Enfant de la crise de 2008
La recherche sur l’histoire de la place financière à l’Université du Luxembourg est, comme le champ historiographique dans lequel elle s’inscrit, un enfant de la crise de 2008. Les politiques d’austérité consécutives de la crise des subprimes ont ravivé l’intérêt pour les questions d’équité fiscale. Cette recherche est aussi la déclinaison académique du „changement de paradigme“ que Benoît Majerus observe dans la société luxembourgeoise depuis la parution des Luxleaks (2014) puis des Panama Papers (2016). „La société luxembourgeoise ne peut plus faire comme si la place financière, avec ses conséquences négatives, n’existait pas. On dispose désormais d’un journalisme critique qui n’existait pas avant. Quand on va à un colloque à l’étranger, les gens nous parlent de la place financière. Cette nouvelle expérience, beaucoup de Luxembourgeois la font lorsqu’ils vont en vacances et sont plus confrontés qu’avant à cet imaginaire négatif.“
L’historiographie change, mais elle le fait à son rythme. Le temps académique n’est pas celui de l’opinion publique.

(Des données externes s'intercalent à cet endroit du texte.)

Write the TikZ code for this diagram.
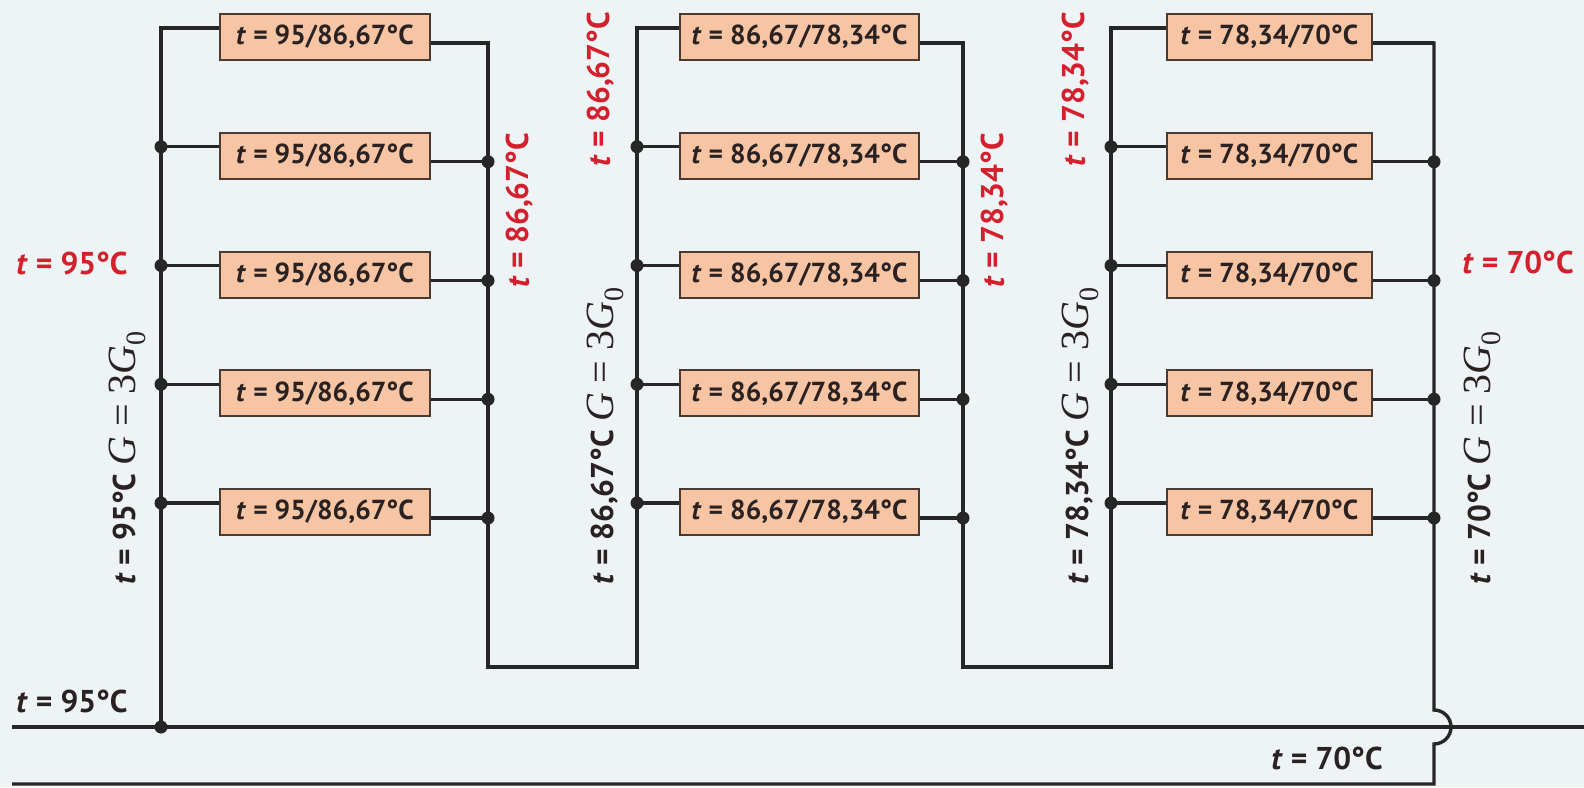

Et le terrain à explorer est vaste. „Pendant très longtemps, on écrivait sur la place financière quand une banque fêtait son anniversaire. Les ouvrages étaient publiés dans un cadre commémoratif, sans notes de bas de page. Ils reposaient parfois sur du travail d’archives auxquelles d’autres historiens n’avaient pas même accès. La commémoration n’a pas la vocation critique du travail historique“, observe l’historien. „J’ai moi-même participé récemment à deux projets commémoratifs, l’un sur la CSSF, l’autre sur BGL BNP Paribas. J’ai écrit autrement. Je suis aussi prisonnier dans ces cas.“
La „business history“ dont relèvent ces travaux s’est longtemps distinguée par ce mélange des genres. Le grand déballage critique autour du rôle de grandes entreprises durant la Deuxième Guerre mondiale lui a donné une nouvelle crédibilité. Beaucoup d’entreprises ont ouvert leurs archives et engagé des archivistes. La crise de 2007-2008, les leaks, la discussion sur l’équité fiscale autour des thèses Thomas Piketty, ont stimulé l’historiographie autour de l’évasion et l’optimisation fiscales. L’histoire des impôts, étudiée dans les années 70 pour le 19e siècle, est redevenue à la mode.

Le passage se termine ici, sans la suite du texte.